My first post since joining last year and I am enjoying the club very much. Perhaps this is something other members on here have seen but I haven't. I acquired this 885 Saviem pipe truck about 12 years ago and never really noticed until a few years ago that the stanchions are metal, not plastic. Every example I have seen on Vectis, QDT, eBay, JK Models and Live Auctioneers have the plastic stanchions. At first I thought they might have been reproductions, but these are not the cottage industry, very fragile, low pressure white metal castings. They are high pressure, very strong parts--most likely made of steel. I can pick up this heavy model with my fingertips by just one of the stanchions.

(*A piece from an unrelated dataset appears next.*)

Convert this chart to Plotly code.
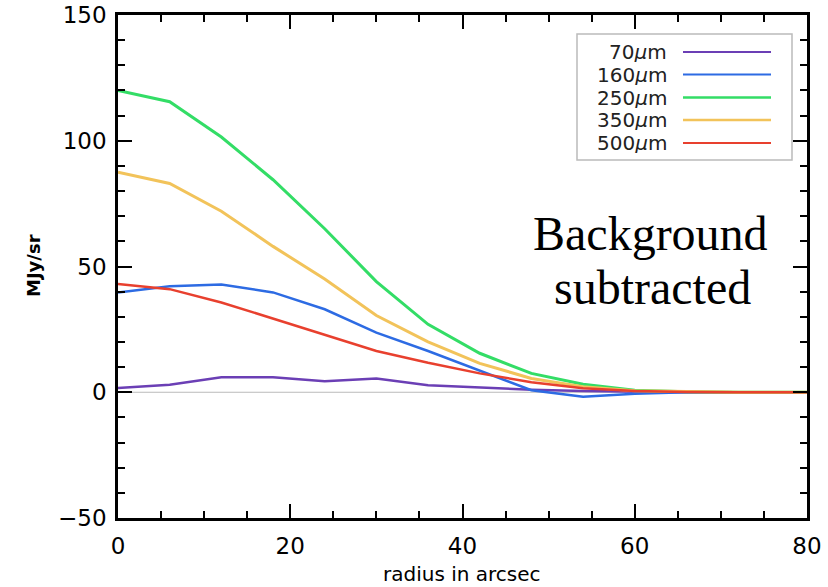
import plotly.graph_objects as go

# radial profiles, sampled every 6 arcsec out to the plot edge
radius = [0, 6, 12, 18, 24, 30, 36, 42, 48, 54, 60, 66, 72, 78, 80]
bands = ["70<i>\u03bc</i>m", "160<i>\u03bc</i>m", "250<i>\u03bc</i>m",
         "350<i>\u03bc</i>m", "500<i>\u03bc</i>m"]
p70 = [1.7, 3.0, 6.0, 6.0, 4.4, 5.5, 2.8, 2.0, 1.0, 0.5, 0.2, 0.0, 0.0, 0.0, 0.0]
p160 = [39.7, 42.1, 42.8, 39.7, 33.0, 23.7, 16.4, 8.5, 0.8, -1.8, -0.6, 0.0, 0.0, 0.0, 0.0]
p250 = [120.0, 115.5, 101.5, 84.5, 65.0, 44.0, 27.0, 15.5, 7.5, 3.2, 0.8, 0.2, 0.0, 0.0, 0.0]
p350 = [87.5, 83.0, 72.0, 58.0, 45.0, 30.5, 20.0, 11.5, 5.5, 2.2, 0.6, 0.2, 0.0, 0.0, 0.0]
p500 = [43.0, 41.0, 35.7, 29.2, 23.0, 16.4, 11.7, 7.5, 4.0, 1.6, 0.5, 0.1, 0.0, 0.0, 0.0]
profiles = [p70, p160, p250, p350, p500]
colors = ["#6b3fb5", "#2d6be3", "#33dd66", "#f2c35a", "#e8402e"]
widths = [2.5, 2.5, 3, 3, 2.5]

FONT = "DejaVu Sans"

W, H = 828, 587
L, R, T, B = 118, 21, 15, 69
pw, ph = W - L - R, H - T - B


def px(xp):
    return (xp - L) / pw


def py(yp):
    return 1 - (yp - T) / ph


fig = go.Figure()

# zero reference line
fig.add_hline(y=0, line=dict(color="#bbbbbb", width=1), layer="below")

for name, vals, col, w in zip(bands, profiles, colors, widths):
    fig.add_trace(go.Scatter(x=radius, y=vals, mode="lines", name=name,
                             line=dict(color=col, width=w), showlegend=False))

# legend box: label, then line sample
lx0, lx1, ly0, ly1 = 577, 792, 34, 160
fig.add_shape(type="rect", xref="paper", yref="paper",
              x0=px(lx0), x1=px(lx1), y0=py(ly1), y1=py(ly0),
              line=dict(color="#bbbbbb", width=1.5), fillcolor="white")
rows = [52, 74.5, 97.5, 120, 143]
for name, col, w, ry in zip(bands, colors, widths, rows):
    fig.add_annotation(xref="paper", yref="paper", x=px(668), y=py(ry),
                       text=name, showarrow=False, xanchor="right",
                       yanchor="middle", height=20, borderpad=0,
                       font=dict(family=FONT, size=20, color="#222222"))
    fig.add_shape(type="line", xref="paper", yref="paper",
                  x0=px(683), x1=px(771), y0=py(ry), y1=py(ry),
                  line=dict(color=col, width=w - 0.5))

fig.add_annotation(xref="paper", yref="paper", x=px(650), y=py(233),
                   text="Background", showarrow=False, xanchor="center",
                   yanchor="middle",
                   font=dict(family="Liberation Serif", size=48, color="black"))
fig.add_annotation(xref="paper", yref="paper", x=px(652), y=py(287),
                   text="subtracted", showarrow=False, xanchor="center",
                   yanchor="middle",
                   font=dict(family="Liberation Serif", size=48, color="black"))

# axis titles placed as free text
fig.add_annotation(xref="paper", yref="paper", x=px(462), y=py(574),
                   text="radius in arcsec", showarrow=False,
                   xanchor="center", yanchor="middle",
                   font=dict(family=FONT, size=20, color="black"))
fig.add_annotation(xref="paper", yref="paper", x=px(33), y=py(266),
                   text="<b>MJy/sr</b>", showarrow=False, textangle=-90,
                   xanchor="center", yanchor="middle",
                   font=dict(family=FONT, size=18, color="black"))

axis_common = dict(showgrid=False, zeroline=False, showline=True,
                   linecolor="black", linewidth=2.5, mirror="allticks",
                   ticks="inside", tickcolor="black", tickwidth=2,
                   automargin=False,
                   tickfont=dict(family=FONT, size=23, color="black"))

fig.update_xaxes(range=[0, 80], dtick=20, ticklen=14, ticklabelstandoff=6,
                 minor=dict(dtick=5, ticks="inside", ticklen=7,
                            tickcolor="black", tickwidth=2),
                 **axis_common)
fig.update_yaxes(range=[-50, 150], dtick=50, ticklen=14, ticklabelstandoff=4,
                 minor=dict(dtick=10, ticks="inside", ticklen=7,
                            tickcolor="black", tickwidth=2),
                 **axis_common)

fig.update_layout(width=W, height=H, margin=dict(l=L, r=R, t=T, b=B),
                  plot_bgcolor="white", paper_bgcolor="white")

fig.write_html("out.html")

They are fitted at the base, just as the plastic versions are by being spread apart to mount them.I am thinking maybe the first runs of this model featured the metal stanchions, but due to the unsafe, unforgiving points and sharp features they were deleted? Cost must have come into play as well. The metal stanchions are on the 885 on the right and plastic version is on the left. Any comments would be most welcome about its origins.
This model with plastic stanchions is new to me and I can not find a description which states either plastic or metal stanchions. I will launch an investigation on this variation and will let you know the results later. This could be September or before.
In the meantime, could you please post a large photo of all the underside and of the front ? This could help.
Thank you Jacques. Here is a underside and front picture.
I am afraid that I have no explanation for this one.
There is a possibility that the production was launched with metal stanchions and when the first models were assembled it was found too difficult to fit these stanchions and that plastic ones were made. So, only a handfull of models with metal stancions have been assembled. Yours could be one of these very rare early models but this is only a theory and there is no evidence to prove it.
Note that it is not possible to insert any tool to crimp the three sets of rear stanchions, these would have had to be forced in.
Thank you Jacques for your input, I have the same thoughts and opnion as well. I would go so far as to say its definitley a factory piece. Perhaps a good subject for a small future article in the Journal.